▶ **MATERIAL TO PROCESS**:
'''

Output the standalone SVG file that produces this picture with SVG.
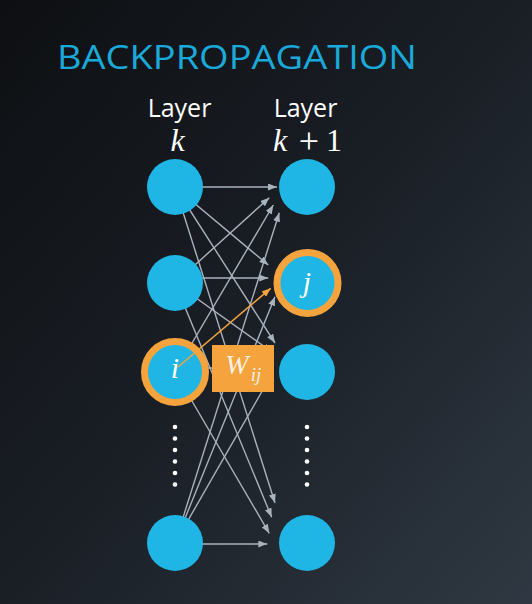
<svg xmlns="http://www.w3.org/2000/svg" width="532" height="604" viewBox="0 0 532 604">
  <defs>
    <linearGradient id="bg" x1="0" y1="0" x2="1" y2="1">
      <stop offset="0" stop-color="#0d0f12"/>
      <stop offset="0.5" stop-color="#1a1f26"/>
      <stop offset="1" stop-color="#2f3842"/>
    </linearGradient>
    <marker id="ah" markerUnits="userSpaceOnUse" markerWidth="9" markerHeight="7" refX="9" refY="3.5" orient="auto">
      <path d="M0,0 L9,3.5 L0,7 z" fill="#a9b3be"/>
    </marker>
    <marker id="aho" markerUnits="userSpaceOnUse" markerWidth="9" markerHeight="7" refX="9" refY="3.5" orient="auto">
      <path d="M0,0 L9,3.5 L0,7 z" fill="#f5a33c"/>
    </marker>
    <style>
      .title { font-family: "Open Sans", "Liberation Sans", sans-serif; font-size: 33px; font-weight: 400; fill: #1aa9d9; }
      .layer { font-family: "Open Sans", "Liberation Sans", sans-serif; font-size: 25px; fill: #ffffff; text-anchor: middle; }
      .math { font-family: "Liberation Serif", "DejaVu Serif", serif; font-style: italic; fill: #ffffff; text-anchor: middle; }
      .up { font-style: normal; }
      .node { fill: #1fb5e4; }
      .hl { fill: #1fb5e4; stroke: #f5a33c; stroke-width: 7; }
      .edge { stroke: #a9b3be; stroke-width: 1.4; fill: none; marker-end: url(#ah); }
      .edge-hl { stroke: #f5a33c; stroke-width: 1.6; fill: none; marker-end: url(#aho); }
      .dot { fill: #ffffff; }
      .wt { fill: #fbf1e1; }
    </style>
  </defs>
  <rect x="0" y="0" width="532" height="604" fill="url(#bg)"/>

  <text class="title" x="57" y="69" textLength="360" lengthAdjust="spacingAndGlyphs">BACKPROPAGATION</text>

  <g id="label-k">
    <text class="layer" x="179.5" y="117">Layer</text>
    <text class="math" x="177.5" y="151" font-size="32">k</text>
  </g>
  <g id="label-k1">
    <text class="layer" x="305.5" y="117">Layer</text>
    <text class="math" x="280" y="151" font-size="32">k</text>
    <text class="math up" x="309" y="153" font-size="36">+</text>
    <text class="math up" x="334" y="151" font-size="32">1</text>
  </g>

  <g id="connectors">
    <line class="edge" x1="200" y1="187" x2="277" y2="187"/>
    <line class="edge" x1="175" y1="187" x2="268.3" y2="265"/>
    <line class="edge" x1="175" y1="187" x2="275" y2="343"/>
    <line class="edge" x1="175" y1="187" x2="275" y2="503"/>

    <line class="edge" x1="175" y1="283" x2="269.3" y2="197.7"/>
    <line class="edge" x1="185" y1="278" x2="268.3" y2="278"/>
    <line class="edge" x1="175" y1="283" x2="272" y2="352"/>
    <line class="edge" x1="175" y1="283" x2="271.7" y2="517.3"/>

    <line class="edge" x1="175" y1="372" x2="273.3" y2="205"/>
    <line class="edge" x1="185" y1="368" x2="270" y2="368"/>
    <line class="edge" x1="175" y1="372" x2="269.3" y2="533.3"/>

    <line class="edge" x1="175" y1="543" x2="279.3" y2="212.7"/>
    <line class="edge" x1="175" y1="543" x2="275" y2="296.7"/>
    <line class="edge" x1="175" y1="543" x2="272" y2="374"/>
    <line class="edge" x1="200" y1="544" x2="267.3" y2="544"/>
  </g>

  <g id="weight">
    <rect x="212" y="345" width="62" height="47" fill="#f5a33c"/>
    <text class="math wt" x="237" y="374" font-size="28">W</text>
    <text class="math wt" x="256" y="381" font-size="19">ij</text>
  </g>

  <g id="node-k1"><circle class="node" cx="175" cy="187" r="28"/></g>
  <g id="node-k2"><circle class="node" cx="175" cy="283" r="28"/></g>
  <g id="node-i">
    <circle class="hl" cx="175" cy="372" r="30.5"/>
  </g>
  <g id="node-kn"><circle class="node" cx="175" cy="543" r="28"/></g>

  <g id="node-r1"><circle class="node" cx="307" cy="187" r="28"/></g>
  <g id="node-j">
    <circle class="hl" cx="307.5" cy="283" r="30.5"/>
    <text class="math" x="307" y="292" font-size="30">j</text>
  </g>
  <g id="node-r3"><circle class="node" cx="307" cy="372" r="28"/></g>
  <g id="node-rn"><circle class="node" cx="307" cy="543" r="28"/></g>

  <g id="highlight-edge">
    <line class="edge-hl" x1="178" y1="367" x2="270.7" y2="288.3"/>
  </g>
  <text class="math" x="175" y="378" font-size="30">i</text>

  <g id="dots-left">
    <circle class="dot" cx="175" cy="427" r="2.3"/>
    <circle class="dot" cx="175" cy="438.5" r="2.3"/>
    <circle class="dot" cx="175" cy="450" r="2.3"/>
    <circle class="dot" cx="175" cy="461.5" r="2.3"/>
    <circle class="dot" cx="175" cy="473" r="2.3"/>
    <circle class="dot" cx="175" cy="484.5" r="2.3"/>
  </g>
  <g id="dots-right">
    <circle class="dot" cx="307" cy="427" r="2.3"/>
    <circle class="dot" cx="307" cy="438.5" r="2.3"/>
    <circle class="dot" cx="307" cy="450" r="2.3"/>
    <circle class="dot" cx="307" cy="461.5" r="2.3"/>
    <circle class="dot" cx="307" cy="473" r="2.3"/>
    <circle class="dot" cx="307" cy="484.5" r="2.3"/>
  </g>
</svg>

'''
'''

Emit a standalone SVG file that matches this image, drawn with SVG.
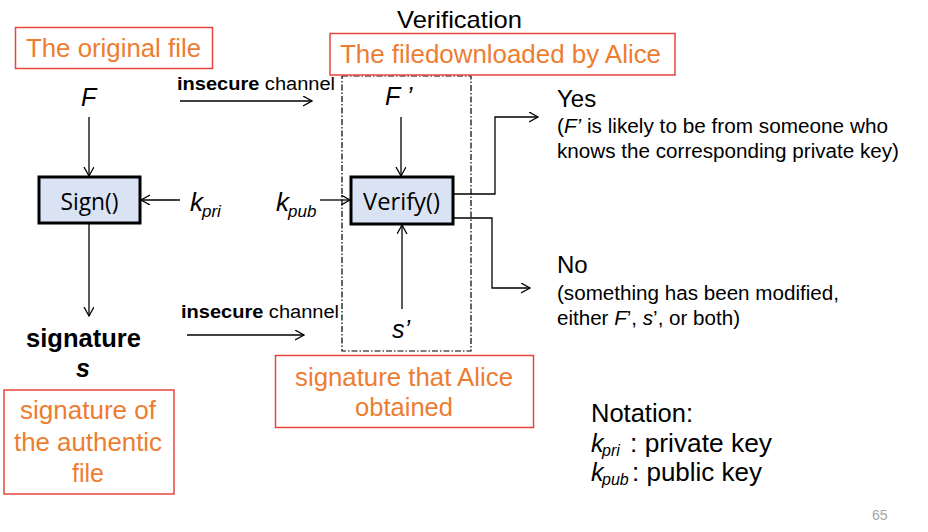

'''
'''

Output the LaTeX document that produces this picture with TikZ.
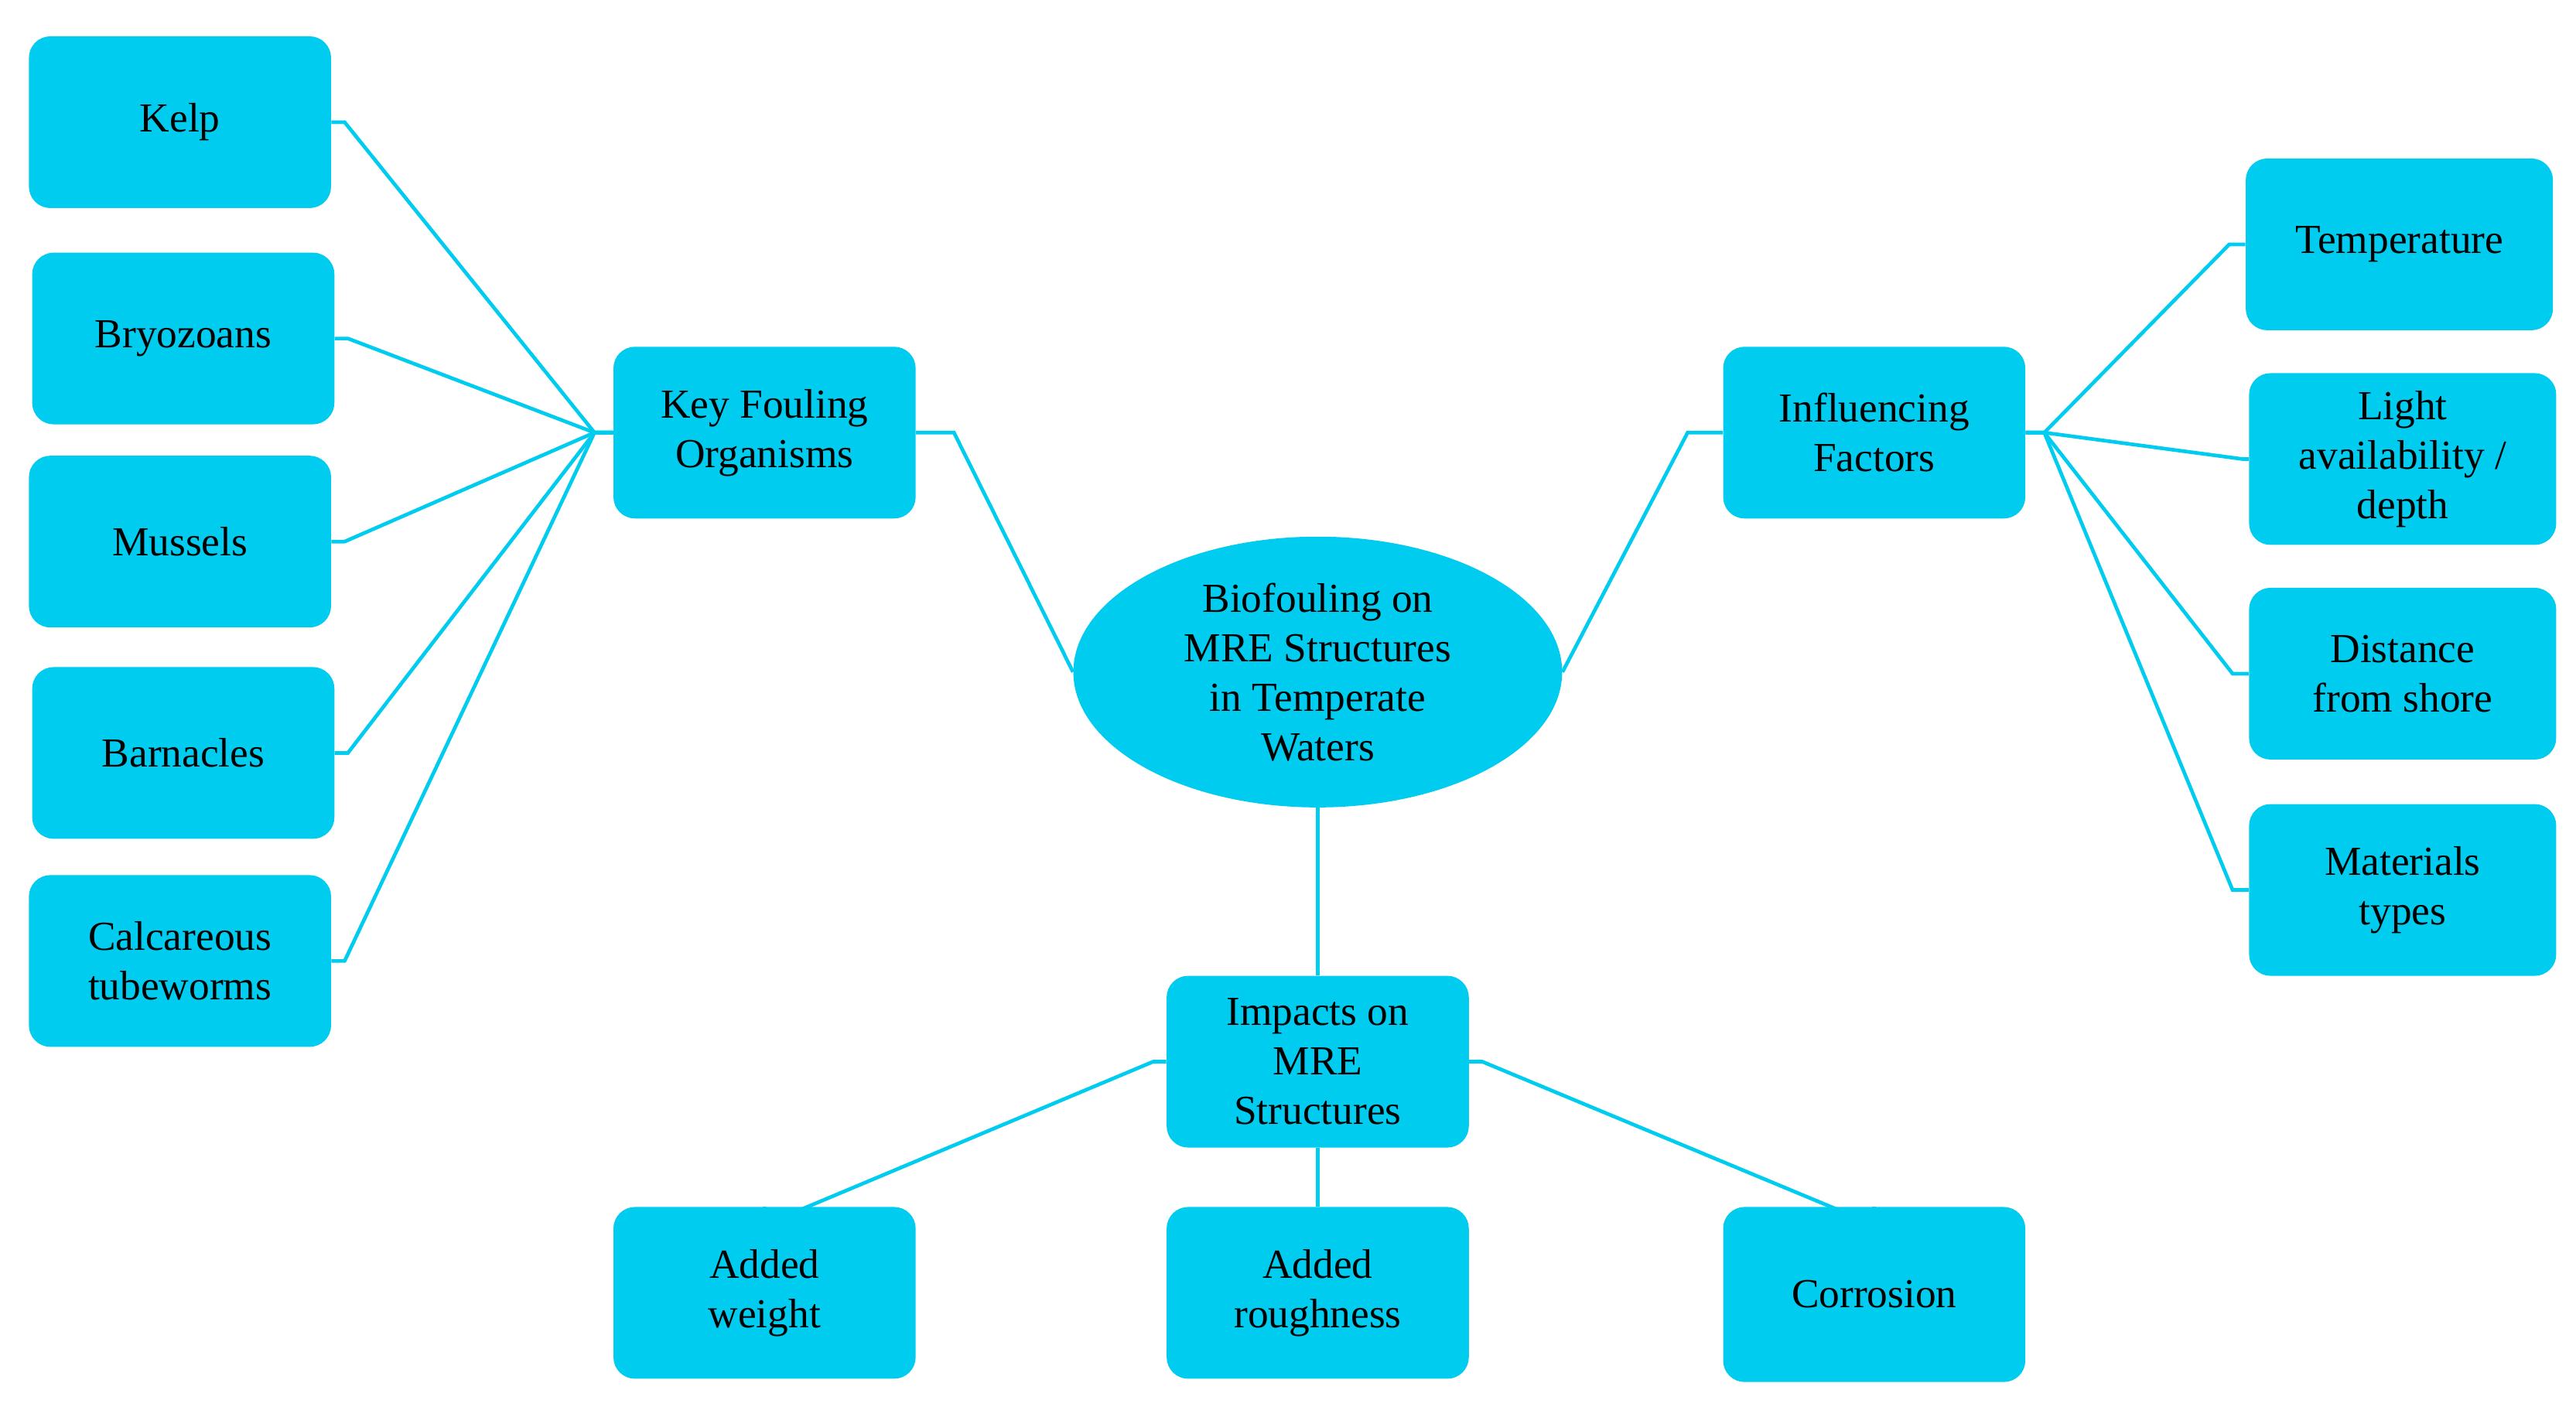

'''

All lines in the data that contain the word "standalone" should be copied.

▶ **THE COMPLETED TASK**:
Output the standalone SVG file that produces this picture with SVG.
Emit a standalone SVG file that matches this image, drawn with SVG.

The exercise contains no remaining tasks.